Liberal critics, in turn, have appealed to democracy in attacking the Court as “radical” and “illegitimate.” Majorities tend to support abortion rights, climate action, and gun control, they point out, so whatever mythic “people” the justices have in mind, they are going against those people as they actually exist today. Calls to add justices to the Courtdeny it jurisdiction over certain cases, or even impeach some conservative justices all come in the name of greater democratic control. Some progressives hope to get back to a more democratic Constitution, whether it is in the spirit of the reformist Warren Court of the 1950s and ’60s (the Court that gave us Brown v. Board of Education and the one-person-one-vote principle); the New Deal vision of a “second bill of rights,” including rights to good work and economic security; or even an “abolition constitution” rooted in radical traditions of freedom and equality.

But the Constitution is too fundamentally antidemocratic a document to serve democratic purposes reliably. If we want to make it genuinely and lastingly democratic, we will first have to consider changing it in the most basic way: by amending Article V, which governs amendments and so serves as the gatekeeper for living generations to say what they—we—believe American fundamental law should be. This would be a way of empowering ourselves to become founders, over and over, and not just inheritors.

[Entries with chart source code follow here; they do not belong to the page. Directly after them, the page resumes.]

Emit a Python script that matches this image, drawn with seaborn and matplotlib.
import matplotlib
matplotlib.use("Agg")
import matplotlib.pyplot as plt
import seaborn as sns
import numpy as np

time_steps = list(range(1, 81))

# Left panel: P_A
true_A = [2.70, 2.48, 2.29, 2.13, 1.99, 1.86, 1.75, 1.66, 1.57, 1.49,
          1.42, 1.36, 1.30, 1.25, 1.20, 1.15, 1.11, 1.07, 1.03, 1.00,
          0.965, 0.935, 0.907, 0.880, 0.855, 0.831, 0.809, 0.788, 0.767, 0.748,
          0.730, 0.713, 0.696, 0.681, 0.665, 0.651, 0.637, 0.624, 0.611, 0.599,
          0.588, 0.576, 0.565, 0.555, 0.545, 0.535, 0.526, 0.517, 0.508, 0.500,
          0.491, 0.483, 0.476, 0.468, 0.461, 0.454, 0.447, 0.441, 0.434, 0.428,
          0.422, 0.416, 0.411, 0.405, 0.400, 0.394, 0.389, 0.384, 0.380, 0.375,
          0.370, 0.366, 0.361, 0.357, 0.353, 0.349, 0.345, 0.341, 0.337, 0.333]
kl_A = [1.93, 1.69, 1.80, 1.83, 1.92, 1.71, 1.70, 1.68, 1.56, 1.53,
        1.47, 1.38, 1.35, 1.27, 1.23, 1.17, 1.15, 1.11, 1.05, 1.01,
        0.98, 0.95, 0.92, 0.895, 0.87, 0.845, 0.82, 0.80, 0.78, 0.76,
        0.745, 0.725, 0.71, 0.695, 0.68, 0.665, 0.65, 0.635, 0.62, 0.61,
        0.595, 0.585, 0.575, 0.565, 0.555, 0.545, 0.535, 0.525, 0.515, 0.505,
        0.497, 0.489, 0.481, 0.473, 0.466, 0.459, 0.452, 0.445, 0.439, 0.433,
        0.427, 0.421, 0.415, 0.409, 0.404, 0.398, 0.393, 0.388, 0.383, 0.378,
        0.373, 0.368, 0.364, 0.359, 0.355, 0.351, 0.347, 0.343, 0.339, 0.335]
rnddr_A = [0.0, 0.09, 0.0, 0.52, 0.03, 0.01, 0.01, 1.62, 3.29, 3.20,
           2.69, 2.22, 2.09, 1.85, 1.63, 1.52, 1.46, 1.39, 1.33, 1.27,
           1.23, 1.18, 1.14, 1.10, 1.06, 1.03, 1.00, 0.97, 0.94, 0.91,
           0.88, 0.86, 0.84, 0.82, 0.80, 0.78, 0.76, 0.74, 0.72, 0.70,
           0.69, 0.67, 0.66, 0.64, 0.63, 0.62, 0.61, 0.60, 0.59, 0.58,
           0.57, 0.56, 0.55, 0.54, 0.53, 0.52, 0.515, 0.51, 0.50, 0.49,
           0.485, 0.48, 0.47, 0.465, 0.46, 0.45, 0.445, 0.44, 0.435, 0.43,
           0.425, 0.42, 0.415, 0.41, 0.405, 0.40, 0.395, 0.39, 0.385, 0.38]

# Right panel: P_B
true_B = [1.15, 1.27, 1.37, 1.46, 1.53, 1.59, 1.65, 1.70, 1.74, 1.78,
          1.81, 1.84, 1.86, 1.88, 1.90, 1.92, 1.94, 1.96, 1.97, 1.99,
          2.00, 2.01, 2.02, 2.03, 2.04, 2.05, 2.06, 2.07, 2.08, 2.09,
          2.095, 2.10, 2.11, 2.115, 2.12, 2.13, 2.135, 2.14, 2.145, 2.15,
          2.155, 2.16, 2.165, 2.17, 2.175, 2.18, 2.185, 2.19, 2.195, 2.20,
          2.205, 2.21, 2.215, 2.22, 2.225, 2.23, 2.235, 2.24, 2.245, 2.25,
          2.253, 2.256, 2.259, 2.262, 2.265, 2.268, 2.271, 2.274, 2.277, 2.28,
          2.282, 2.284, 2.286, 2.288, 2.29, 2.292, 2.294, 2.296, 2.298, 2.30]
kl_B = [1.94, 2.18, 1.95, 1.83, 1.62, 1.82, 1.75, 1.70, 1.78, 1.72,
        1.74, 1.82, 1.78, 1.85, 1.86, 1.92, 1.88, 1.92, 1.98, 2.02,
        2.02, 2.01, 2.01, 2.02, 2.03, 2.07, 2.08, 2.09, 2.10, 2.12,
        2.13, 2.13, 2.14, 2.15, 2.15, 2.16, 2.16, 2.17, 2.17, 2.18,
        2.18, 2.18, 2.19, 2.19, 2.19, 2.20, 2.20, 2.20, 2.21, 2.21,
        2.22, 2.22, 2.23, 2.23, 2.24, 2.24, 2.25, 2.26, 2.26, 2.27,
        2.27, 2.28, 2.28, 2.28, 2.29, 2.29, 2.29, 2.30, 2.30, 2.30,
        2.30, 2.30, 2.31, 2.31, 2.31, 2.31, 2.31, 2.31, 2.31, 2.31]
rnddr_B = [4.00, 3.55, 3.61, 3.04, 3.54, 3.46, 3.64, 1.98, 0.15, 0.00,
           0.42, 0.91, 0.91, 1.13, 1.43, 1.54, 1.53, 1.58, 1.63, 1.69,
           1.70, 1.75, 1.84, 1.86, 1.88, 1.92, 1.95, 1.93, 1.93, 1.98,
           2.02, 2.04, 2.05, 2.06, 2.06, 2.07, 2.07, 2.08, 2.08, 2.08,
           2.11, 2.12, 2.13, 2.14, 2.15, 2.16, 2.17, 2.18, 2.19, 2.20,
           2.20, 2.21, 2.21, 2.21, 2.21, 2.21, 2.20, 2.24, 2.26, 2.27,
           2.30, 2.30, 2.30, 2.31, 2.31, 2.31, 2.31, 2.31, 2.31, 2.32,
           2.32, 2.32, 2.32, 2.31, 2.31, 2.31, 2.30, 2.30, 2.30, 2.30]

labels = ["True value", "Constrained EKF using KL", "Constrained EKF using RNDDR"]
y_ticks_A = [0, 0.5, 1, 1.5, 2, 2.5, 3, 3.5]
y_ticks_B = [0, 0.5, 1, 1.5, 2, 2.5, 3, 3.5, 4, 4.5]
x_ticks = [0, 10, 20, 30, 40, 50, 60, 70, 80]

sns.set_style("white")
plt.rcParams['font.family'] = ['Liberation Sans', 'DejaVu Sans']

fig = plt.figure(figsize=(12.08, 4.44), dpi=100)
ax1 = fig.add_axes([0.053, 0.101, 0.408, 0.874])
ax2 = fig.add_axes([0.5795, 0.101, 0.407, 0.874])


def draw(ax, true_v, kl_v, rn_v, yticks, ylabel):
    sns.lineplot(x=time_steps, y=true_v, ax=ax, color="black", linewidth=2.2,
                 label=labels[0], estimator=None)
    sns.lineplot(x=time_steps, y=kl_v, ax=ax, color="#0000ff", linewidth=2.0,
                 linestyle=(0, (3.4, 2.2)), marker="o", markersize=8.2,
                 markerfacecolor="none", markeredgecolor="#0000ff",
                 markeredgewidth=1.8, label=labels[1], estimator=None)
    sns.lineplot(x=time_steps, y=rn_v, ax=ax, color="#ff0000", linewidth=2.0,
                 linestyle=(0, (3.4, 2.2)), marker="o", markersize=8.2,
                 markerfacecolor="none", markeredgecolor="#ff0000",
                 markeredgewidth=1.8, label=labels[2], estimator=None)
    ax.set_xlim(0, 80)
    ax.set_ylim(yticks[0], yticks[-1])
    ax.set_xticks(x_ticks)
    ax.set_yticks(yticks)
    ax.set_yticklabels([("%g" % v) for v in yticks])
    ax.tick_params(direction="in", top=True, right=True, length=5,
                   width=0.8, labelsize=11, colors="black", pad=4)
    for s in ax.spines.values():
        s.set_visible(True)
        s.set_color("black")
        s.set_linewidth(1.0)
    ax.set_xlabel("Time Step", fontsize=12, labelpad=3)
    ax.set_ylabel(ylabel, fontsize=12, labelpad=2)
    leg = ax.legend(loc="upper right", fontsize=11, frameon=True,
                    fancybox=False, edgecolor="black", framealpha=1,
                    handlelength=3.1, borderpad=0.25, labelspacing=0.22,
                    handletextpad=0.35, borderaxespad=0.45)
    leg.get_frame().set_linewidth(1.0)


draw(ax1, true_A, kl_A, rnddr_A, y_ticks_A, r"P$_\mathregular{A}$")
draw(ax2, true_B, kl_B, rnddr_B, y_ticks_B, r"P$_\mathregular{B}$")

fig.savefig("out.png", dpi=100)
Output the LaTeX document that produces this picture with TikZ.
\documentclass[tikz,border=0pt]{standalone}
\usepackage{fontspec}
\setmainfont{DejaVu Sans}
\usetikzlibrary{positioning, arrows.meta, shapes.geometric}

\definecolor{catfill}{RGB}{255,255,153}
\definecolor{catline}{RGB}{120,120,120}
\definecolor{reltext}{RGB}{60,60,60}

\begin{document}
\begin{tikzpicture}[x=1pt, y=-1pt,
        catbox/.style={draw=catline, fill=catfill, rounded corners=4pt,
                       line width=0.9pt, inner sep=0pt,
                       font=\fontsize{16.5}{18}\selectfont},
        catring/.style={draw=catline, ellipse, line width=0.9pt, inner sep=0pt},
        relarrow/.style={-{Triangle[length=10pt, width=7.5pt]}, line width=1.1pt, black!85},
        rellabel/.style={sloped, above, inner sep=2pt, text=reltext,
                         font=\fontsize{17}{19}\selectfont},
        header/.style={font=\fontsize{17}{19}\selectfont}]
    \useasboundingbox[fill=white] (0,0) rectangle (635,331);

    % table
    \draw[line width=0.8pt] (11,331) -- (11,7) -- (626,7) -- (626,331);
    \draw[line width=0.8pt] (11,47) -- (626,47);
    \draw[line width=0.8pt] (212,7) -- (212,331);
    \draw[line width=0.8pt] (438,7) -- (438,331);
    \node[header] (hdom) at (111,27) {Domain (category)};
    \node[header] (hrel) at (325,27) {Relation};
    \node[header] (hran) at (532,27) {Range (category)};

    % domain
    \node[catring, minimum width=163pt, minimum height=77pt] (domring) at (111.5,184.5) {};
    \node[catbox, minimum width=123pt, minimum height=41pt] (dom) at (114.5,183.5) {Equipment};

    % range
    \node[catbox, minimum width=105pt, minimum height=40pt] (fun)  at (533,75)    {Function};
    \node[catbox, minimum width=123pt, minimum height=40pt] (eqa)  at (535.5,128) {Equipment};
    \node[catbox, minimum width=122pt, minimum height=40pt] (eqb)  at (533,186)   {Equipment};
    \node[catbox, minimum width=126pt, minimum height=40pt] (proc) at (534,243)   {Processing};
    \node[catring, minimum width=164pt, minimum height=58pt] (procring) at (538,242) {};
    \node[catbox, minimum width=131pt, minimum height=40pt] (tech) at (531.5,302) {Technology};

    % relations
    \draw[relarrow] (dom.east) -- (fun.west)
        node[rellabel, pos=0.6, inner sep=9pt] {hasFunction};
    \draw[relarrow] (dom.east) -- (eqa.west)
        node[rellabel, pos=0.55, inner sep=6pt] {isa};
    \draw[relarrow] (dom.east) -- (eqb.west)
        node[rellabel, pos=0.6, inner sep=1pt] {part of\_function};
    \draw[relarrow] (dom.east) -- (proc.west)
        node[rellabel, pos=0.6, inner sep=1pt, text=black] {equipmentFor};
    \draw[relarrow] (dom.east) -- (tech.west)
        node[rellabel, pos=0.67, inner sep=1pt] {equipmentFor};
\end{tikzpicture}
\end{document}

The feeling that the Court is dangerously abusing its power is a new experience for many of today’s liberals (not so for conservatives, who denounced the Court for decades before finally taking it over), but it is just the latest episode of a long-standing dynamic that we might call the Iron Law of Judicial Oligarchy. Because the Constitution establishes fundamental law and is itself hard to amend, judicial interpretation is always a key lever of power in American politics. Because power attracts agendas, various constituencies are always crowding around the Court. Before the Civil War, the justices upheld the prerogatives of slaveholders and the interests of the white oligarchies in the slave states, forming a key part of Southern Democrats’ grip on national power. That’s why, in his first inaugural address, Abraham Lincoln warned that “if the policy of the Government upon vital questions affecting the whole people is to be irrevocably fixed by decisions of the Supreme Court,” then “the people will have ceased to be their own rulers.” From the 1880s through the 1930s, the Court protected capitalist interests from populists, unions, and other radicals, striking down labor regulations, an income tax, and other forward-thinking policies. Progressives rallied against it. In 1912, Teddy Roosevelt promised to “put the fear of God into judges” who had struck down labor legislation. In 1924, the great reformist senator Robert La Follette of Wisconsin proposed a constitutional amendment authorizing Congress to override Supreme Court decisions that invalidated federal laws—a proposal whose insurrectionary spirit future Justice Felix Frankfurter praised in The New Republic, lamenting of the pro-business jurisprudence of his time, “we have never had a more irresponsible Supreme Court.”